The emerging workplace model appears to prioritize speed, output, and scalability over stability, mentorship, or traditional corporate hierarchy.
And unlike previous automation waves, this transformation is happening incredibly fast.
Factories took decades to automate.
Digital transformation unfolded over years.
But generative A.I. systems are improving on near-monthly cycles.
The speed is destabilizing even the people building the technology.
Inside Meta, some executives reportedly attempted to calm concerns by offering retention packages to critical employees, including substantial equity incentives. But even that reveals a growing divide inside the modern tech workforce.
The future may increasingly belong to a relatively small class of elite A.I. engineers, researchers, and infrastructure specialists, while many other white-collar roles become more vulnerable to automation or consolidation.
In effect, the tech industry may be creating its own internal class separation:
a concentrated upper tier designing the systems,
and a shrinking broader workforce displaced by them.
What makes this moment historically significant is not simply the layoffs themselves. Companies have always restructured. Technology has always disrupted industries.
The difference is that this may be the first large-scale white-collar automation cycle happening in real time inside the very companies building the future.
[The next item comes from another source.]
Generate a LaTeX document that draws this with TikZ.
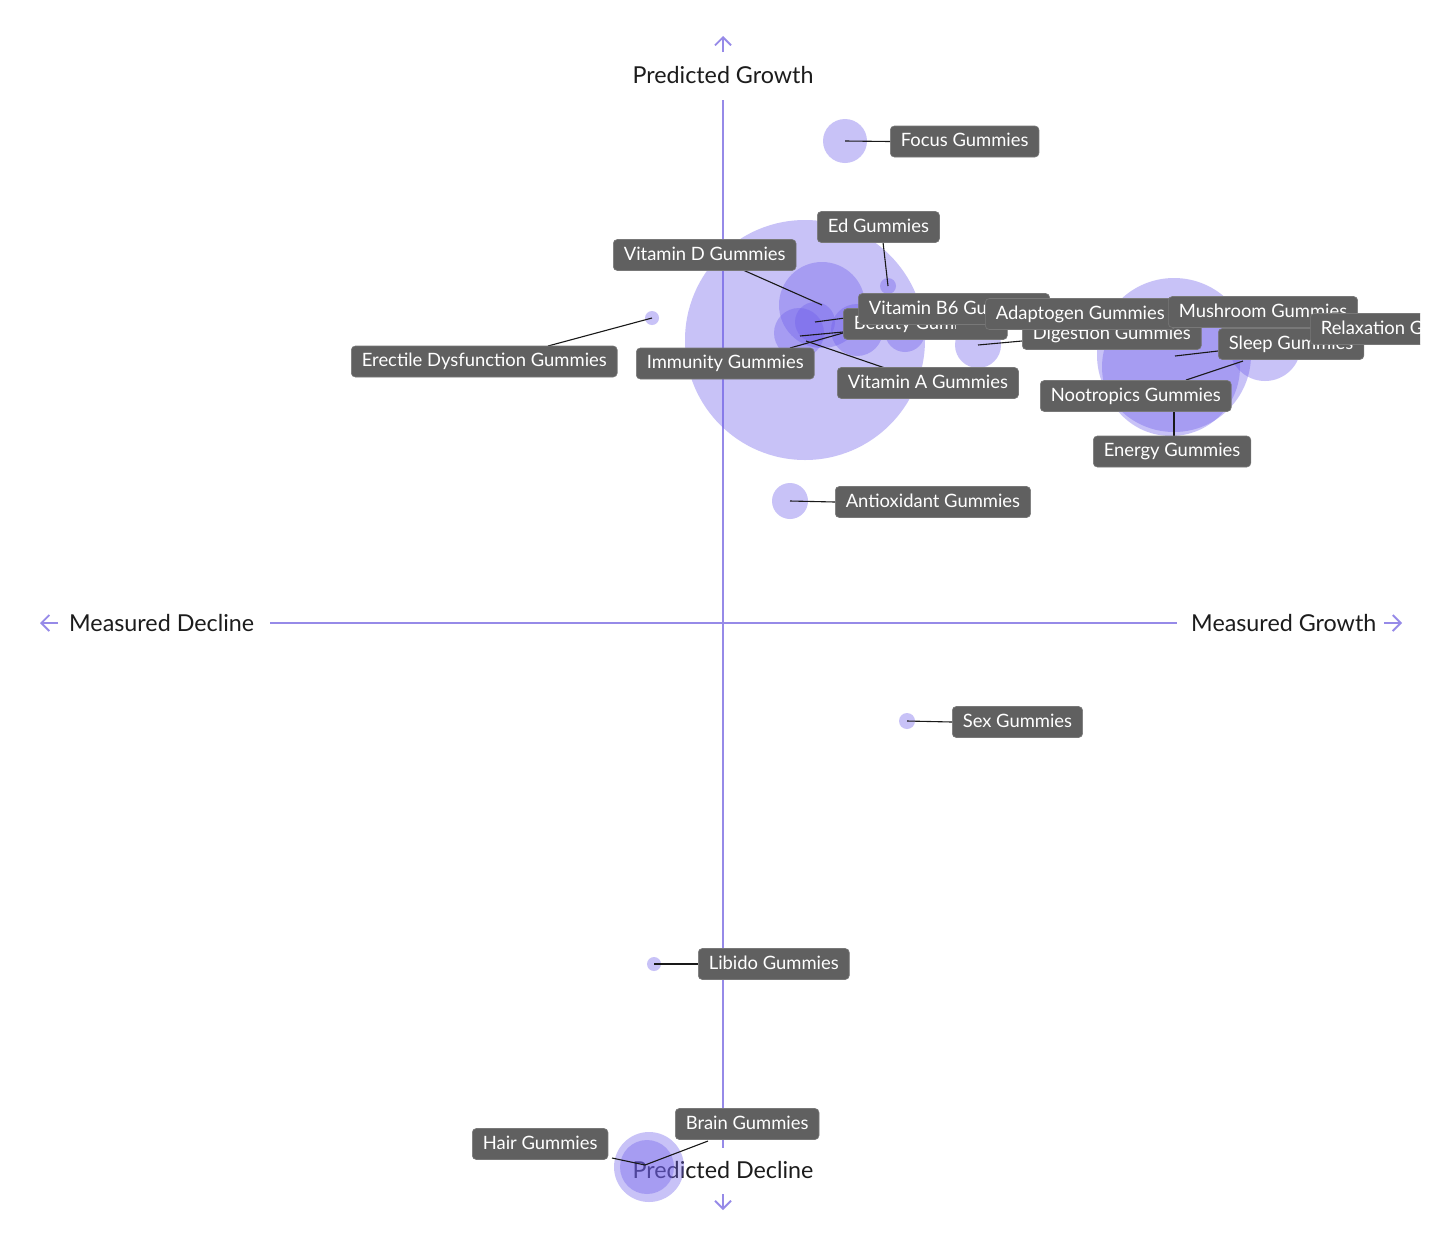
\documentclass[tikz,border=0pt]{standalone}
\usepackage{fontspec}
\setmainfont{Lato}
\usetikzlibrary{arrows.meta}
\definecolor{bub}{RGB}{112,96,236}
\definecolor{axisc}{RGB}{150,138,232}
\definecolor{lblgray}{RGB}{96,96,96}
\definecolor{txtc}{RGB}{28,28,28}
\tikzset{
  bubble/.style={fill=bub, fill opacity=0.38, draw=none},
  lbl/.style={fill=lblgray, draw=lblgray!85!white, line width=0.6pt, rounded corners=4pt, text=white,
    font=\fontsize{18.4}{20}\selectfont, inner xsep=10.5pt, inner ysep=0pt, minimum height=31pt, anchor=west, text height=12pt, text depth=2pt},
  conn/.style={draw=black!90, line width=1.1pt},
  axisline/.style={draw=axisc, line width=1.3pt},
  axistip/.style={draw=axisc, line width=1.8pt, -{Straight Barb[length=8pt,width=16pt,line width=1.8pt]}},
  axislbl/.style={text=txtc, font=\fontsize{23.3}{26}\selectfont, inner sep=0pt},
}
\begin{document}
\begin{tikzpicture}[x=1pt,y=-1pt]
\useasboundingbox[fill=white] (0,0) rectangle (1456,1248);
% axes
\draw[axisline] (723,100) coordinate (vtop) -- (723,1148) coordinate (vbot);
\draw[axisline] (270,623) coordinate (hleft) -- (1177,623) coordinate (hright);
\coordinate (upA) at (723,52); \coordinate (upB) at (723,36);
\coordinate (dnA) at (723,1194); \coordinate (dnB) at (723,1210);
\coordinate (lfA) at (58,623); \coordinate (lfB) at (40,623);
\coordinate (rtA) at (1384,623); \coordinate (rtB) at (1402,623);
\draw[axistip] (upA) -- (upB);
\draw[axistip] (dnA) -- (dnB);
\draw[axistip] (lfA) -- (lfB);
\draw[axistip] (rtA) -- (rtB);
\node[axislbl] (pg) at (723,75) {Predicted Growth};
\node[axislbl] (pd) at (723,1170) {Predicted Decline};
\node[axislbl, anchor=west] (md) at (69,623) {Measured Decline};
\node[axislbl, anchor=west] (mg) at (1191,623) {Measured Growth};
% bubbles
\fill[bubble] (805,340) circle (120);
\fill[bubble] (822,305) circle (43);
\fill[bubble] (815,322) circle (20);
\fill[bubble] (799,333) circle (25);
\fill[bubble] (857,330) circle (26);
\fill[bubble] (905,332) circle (20);
\fill[bubble] (888,286) circle (8);
\fill[bubble] (978,345) circle (23);
\fill[bubble] (652,318) circle (7);
\fill[bubble] (845,141) circle (22);
\fill[bubble] (790,501) circle (18);
\fill[bubble] (907,721) circle (8);
\fill[bubble] (654,964) circle (7);
\fill[bubble] (649,1167) circle (35);
\fill[bubble] (647,1167) circle (27);
\fill[bubble] (1174,355) circle (77);
\fill[bubble] (1171,367) circle (69);
\fill[bubble] (1265,345) circle (36);
% bubble centres / connector ends
\coordinate (cFocus) at (845,141);
\coordinate (cEd) at (888,286); \coordinate (eEd) at (883,242);
\coordinate (cVitD) at (822,305); \coordinate (eVitD) at (743,270);
\coordinate (cErec) at (652,318); \coordinate (eErec) at (548,346);
\coordinate (cB6) at (815,322); \coordinate (eB6) at (845,318);
\coordinate (cBeauty) at (800,336); \coordinate (eBeauty) at (843,332);
\coordinate (cImm) at (790,348); \coordinate (eImm) at (843,333);
\coordinate (cVitA) at (806,341); \coordinate (eVitA) at (885,368);
\coordinate (cDig) at (978,345); \coordinate (eDig) at (1022,341);
\coordinate (cMush) at (1175,356); \coordinate (eMush) at (1218,351);
\coordinate (cNoo) at (1186,380); \coordinate (eNoo) at (1243,361);
\coordinate (cEn) at (1174,412); \coordinate (eEn) at (1174,436);
\coordinate (cAnti) at (790,501);
\coordinate (cSex) at (907,721);
\coordinate (cLib) at (654,964);
\coordinate (cHair) at (645,1165); \coordinate (eHair) at (612,1158);
\coordinate (eBrain) at (708,1141);
% connectors
\draw[conn] (cEd) -- (eEd);
\draw[conn] (cVitD) -- (eVitD);
\draw[conn] (cErec) -- (eErec);
\draw[conn] (cB6) -- (eB6);
\draw[conn] (cBeauty) -- (eBeauty);
\draw[conn] (cImm) -- (eImm);
\draw[conn] (cVitA) -- (eVitA);
\draw[conn] (cDig) -- (eDig);
\draw[conn] (cMush) -- (eMush);
\draw[conn] (cNoo) -- (eNoo);
\draw[conn] (cEn) -- (eEn);
\draw[conn] (cHair) -- (eHair);
\draw[conn] (cHair) -- (eBrain);
% labels
\node[lbl] (lFocus) at (890,141.5) {Focus Gummies};
\node[lbl] (lEd) at (817,227) {Ed Gummies};
\node[lbl] (lVitD) at (613,255) {Vitamin D Gummies};
\node[lbl] (lErec) at (351,361.5) {Erectile Dysfunction Gummies};
\node[lbl] (lImm) at (636,363.5) {Immunity Gummies};
\node[lbl] (lVitA) at (837,383) {Vitamin A Gummies};
\node[lbl, minimum width=164pt, text width=142pt, align=left] (lBeauty) at (843,324) {};
\begin{scope}
\clip (845,300) rectangle (955,345);
\node[lbl, fill=none, draw=none] (tBeauty) at (843,324) {Beauty Gummies};
\end{scope}
\node[lbl] (lB6) at (858,309) {Vitamin B6 Gummies};
\node[lbl] (lDig) at (1022,334) {Digestion Gummies};
\node[lbl] (lAdapt) at (985,314) {Adaptogen Gummies};
\begin{scope}
\clip (0,0) rectangle (1420,1248);
\node[lbl] (lMush) at (1168,312) {Mushroom Gummies};
\node[lbl] (lSleep) at (1218,344) {Sleep Gummies};
\node[lbl] (lRelax) at (1310,329) {Relaxation Gummies};
\end{scope}
\node[lbl] (lNoo) at (1040,396) {Nootropics Gummies};
\node[lbl] (lEn) at (1093,451.5) {Energy Gummies};
\node[lbl] (lAnti) at (835,502) {Antioxidant Gummies};
\node[lbl] (lSex) at (952,722) {Sex Gummies};
\node[lbl] (lLib) at (698,964) {Libido Gummies};
\node[lbl] (lBrain) at (675,1124) {Brain Gummies};
\node[lbl] (lHair) at (472,1144) {Hair Gummies};
\draw[conn] (cFocus) -- (lFocus.west);
\draw[conn] (cAnti) -- (lAnti.west);
\draw[conn] (cSex) -- (lSex.west);
\draw[conn] (cLib) -- (lLib.west);
\end{tikzpicture}
\end{document}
And the workers can see it happening before everyone else.
They understand the capabilities.
They understand the roadmaps.
They understand what the systems will eventually be able to do.
That knowledge creates a uniquely unsettling atmosphere because the people closest to the technology appear increasingly uncertain about where humans fit once the systems mature.
Meta’s layoffs may ultimately be remembered as more than a corporate restructuring. They may mark the moment Silicon Valley stopped treating A.I. as merely a product and started reorganizing society around it.
The frightening part for workers everywhere is that if highly paid engineers inside one of the richest companies in the world are no longer safe from automation, then nobody can confidently assume they are immune anymore.